-- Begin --

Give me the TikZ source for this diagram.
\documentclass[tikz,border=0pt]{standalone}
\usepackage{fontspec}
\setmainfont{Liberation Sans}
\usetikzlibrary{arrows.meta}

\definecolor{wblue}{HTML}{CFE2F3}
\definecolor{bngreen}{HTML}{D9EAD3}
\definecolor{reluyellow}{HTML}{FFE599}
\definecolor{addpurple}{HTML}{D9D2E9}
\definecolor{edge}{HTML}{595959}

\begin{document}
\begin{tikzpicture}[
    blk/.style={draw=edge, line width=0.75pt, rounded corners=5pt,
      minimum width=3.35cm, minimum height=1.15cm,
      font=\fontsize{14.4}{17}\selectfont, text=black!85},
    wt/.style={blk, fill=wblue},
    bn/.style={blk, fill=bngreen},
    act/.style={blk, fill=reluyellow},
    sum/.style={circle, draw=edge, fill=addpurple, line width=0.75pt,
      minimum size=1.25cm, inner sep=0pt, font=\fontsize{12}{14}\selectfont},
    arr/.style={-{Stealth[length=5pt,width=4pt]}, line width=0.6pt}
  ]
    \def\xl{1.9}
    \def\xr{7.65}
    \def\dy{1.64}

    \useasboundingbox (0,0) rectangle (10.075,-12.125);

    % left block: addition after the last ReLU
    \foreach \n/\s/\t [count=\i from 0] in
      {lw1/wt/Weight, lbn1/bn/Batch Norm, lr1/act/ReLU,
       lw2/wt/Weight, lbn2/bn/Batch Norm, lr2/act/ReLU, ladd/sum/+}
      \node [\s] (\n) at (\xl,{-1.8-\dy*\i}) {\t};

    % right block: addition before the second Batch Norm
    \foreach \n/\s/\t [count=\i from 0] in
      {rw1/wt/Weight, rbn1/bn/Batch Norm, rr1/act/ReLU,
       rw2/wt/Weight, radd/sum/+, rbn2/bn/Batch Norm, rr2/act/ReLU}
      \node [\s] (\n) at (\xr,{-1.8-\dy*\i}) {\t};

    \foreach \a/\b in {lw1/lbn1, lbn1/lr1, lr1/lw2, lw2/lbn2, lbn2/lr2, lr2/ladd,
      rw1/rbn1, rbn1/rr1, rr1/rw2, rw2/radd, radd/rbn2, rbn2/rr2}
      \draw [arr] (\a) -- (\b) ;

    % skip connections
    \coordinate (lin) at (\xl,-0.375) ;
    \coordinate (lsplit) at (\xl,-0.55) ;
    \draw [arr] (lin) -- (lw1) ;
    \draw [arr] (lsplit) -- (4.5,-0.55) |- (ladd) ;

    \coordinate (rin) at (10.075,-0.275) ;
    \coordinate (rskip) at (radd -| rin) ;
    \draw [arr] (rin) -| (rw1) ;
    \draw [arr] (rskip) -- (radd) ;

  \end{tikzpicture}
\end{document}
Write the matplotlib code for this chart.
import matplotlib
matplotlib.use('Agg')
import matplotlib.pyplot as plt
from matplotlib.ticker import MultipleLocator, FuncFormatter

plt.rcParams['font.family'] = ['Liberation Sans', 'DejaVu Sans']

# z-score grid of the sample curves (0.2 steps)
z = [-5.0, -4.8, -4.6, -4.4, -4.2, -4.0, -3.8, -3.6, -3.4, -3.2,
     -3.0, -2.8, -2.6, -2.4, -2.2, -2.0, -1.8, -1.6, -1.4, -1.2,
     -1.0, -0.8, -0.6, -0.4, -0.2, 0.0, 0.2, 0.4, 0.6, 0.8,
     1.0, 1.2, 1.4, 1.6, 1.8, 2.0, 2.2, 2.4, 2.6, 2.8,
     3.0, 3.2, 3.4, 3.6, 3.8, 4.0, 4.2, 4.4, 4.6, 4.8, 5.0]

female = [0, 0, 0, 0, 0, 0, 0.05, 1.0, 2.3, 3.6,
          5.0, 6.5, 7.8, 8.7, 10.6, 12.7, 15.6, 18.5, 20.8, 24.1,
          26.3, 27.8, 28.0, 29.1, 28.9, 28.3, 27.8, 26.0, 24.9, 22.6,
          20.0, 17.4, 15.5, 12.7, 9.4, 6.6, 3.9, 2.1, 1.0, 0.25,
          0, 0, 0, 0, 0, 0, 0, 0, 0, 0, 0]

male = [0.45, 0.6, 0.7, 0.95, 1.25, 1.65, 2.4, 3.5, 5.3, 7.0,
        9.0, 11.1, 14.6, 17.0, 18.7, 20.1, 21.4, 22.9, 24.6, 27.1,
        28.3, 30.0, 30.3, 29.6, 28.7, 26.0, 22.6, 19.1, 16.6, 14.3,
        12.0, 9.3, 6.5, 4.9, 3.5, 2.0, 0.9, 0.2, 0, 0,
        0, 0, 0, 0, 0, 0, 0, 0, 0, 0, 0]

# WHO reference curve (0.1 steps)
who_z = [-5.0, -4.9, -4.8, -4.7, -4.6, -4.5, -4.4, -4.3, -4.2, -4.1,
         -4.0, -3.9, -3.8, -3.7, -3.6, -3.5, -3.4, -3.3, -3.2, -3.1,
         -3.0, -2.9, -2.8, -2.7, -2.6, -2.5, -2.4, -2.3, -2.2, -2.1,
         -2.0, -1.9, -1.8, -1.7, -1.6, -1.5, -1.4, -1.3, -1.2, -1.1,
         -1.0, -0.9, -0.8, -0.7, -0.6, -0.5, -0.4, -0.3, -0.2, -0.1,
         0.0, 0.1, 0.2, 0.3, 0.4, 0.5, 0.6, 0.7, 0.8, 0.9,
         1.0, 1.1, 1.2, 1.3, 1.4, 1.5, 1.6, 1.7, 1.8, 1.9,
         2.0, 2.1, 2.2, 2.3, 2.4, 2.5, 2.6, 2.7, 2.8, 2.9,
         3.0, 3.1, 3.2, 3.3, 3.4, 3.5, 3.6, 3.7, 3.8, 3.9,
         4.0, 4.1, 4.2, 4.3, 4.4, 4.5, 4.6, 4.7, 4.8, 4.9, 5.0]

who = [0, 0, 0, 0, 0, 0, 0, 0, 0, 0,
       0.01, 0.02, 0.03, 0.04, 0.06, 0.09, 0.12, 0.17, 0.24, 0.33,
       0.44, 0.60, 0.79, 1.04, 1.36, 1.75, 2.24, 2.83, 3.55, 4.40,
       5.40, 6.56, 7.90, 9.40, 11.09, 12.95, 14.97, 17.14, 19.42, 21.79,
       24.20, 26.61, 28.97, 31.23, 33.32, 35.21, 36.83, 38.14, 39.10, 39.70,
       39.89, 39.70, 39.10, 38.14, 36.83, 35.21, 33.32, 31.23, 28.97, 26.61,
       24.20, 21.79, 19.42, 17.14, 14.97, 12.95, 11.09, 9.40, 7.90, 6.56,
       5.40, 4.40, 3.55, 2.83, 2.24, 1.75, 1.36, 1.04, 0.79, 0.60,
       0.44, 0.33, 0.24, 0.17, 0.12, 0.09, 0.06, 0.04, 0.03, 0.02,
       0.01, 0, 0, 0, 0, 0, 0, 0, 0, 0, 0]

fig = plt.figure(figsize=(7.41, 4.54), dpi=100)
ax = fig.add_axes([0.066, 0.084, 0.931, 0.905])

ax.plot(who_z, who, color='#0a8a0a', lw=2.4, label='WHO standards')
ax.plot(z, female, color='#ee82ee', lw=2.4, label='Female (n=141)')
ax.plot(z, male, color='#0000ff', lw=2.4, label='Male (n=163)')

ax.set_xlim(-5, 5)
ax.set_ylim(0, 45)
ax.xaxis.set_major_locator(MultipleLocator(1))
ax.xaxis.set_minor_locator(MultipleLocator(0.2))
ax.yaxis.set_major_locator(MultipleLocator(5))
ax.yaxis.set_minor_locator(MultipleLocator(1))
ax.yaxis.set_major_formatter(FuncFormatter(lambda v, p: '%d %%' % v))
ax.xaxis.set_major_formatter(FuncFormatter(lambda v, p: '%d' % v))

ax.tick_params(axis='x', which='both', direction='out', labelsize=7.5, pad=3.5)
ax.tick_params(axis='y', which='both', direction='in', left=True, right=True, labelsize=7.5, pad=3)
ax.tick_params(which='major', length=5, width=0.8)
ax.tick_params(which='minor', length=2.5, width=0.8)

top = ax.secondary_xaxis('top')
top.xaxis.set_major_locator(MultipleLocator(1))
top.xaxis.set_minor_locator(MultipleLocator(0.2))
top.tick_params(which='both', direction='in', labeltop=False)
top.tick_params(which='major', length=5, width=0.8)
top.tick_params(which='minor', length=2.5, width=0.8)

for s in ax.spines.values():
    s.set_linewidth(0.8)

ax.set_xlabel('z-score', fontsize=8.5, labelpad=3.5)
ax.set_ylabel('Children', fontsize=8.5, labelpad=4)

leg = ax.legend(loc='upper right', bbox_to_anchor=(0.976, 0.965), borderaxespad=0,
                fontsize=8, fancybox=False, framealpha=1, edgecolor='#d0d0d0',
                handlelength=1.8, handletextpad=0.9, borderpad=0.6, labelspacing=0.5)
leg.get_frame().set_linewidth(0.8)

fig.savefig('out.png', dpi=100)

-- End --

> **YOUR INSTRUCTIONS**
Extract and reproduce exactly the lines opening with the line containing "Write the matplotlib code for this chart." and closing with the line containing "4.0, 4.1, 4.2, 4.3, 4.4, 4.5, 4.6, 4.7, 4.8, 4.9, 5.0]", inclusive.

> **WRITTEN ANSWER**
Write the matplotlib code for this chart.
import matplotlib
matplotlib.use('Agg')
import matplotlib.pyplot as plt
from matplotlib.ticker import MultipleLocator, FuncFormatter

plt.rcParams['font.family'] = ['Liberation Sans', 'DejaVu Sans']

# z-score grid of the sample curves (0.2 steps)
z = [-5.0, -4.8, -4.6, -4.4, -4.2, -4.0, -3.8, -3.6, -3.4, -3.2,
     -3.0, -2.8, -2.6, -2.4, -2.2, -2.0, -1.8, -1.6, -1.4, -1.2,
     -1.0, -0.8, -0.6, -0.4, -0.2, 0.0, 0.2, 0.4, 0.6, 0.8,
     1.0, 1.2, 1.4, 1.6, 1.8, 2.0, 2.2, 2.4, 2.6, 2.8,
     3.0, 3.2, 3.4, 3.6, 3.8, 4.0, 4.2, 4.4, 4.6, 4.8, 5.0]

female = [0, 0, 0, 0, 0, 0, 0.05, 1.0, 2.3, 3.6,
          5.0, 6.5, 7.8, 8.7, 10.6, 12.7, 15.6, 18.5, 20.8, 24.1,
          26.3, 27.8, 28.0, 29.1, 28.9, 28.3, 27.8, 26.0, 24.9, 22.6,
          20.0, 17.4, 15.5, 12.7, 9.4, 6.6, 3.9, 2.1, 1.0, 0.25,
          0, 0, 0, 0, 0, 0, 0, 0, 0, 0, 0]

male = [0.45, 0.6, 0.7, 0.95, 1.25, 1.65, 2.4, 3.5, 5.3, 7.0,
        9.0, 11.1, 14.6, 17.0, 18.7, 20.1, 21.4, 22.9, 24.6, 27.1,
        28.3, 30.0, 30.3, 29.6, 28.7, 26.0, 22.6, 19.1, 16.6, 14.3,
        12.0, 9.3, 6.5, 4.9, 3.5, 2.0, 0.9, 0.2, 0, 0,
        0, 0, 0, 0, 0, 0, 0, 0, 0, 0, 0]

# WHO reference curve (0.1 steps)
who_z = [-5.0, -4.9, -4.8, -4.7, -4.6, -4.5, -4.4, -4.3, -4.2, -4.1,
         -4.0, -3.9, -3.8, -3.7, -3.6, -3.5, -3.4, -3.3, -3.2, -3.1,
         -3.0, -2.9, -2.8, -2.7, -2.6, -2.5, -2.4, -2.3, -2.2, -2.1,
         -2.0, -1.9, -1.8, -1.7, -1.6, -1.5, -1.4, -1.3, -1.2, -1.1,
         -1.0, -0.9, -0.8, -0.7, -0.6, -0.5, -0.4, -0.3, -0.2, -0.1,
         0.0, 0.1, 0.2, 0.3, 0.4, 0.5, 0.6, 0.7, 0.8, 0.9,
         1.0, 1.1, 1.2, 1.3, 1.4, 1.5, 1.6, 1.7, 1.8, 1.9,
         2.0, 2.1, 2.2, 2.3, 2.4, 2.5, 2.6, 2.7, 2.8, 2.9,
         3.0, 3.1, 3.2, 3.3, 3.4, 3.5, 3.6, 3.7, 3.8, 3.9,
         4.0, 4.1, 4.2, 4.3, 4.4, 4.5, 4.6, 4.7, 4.8, 4.9, 5.0]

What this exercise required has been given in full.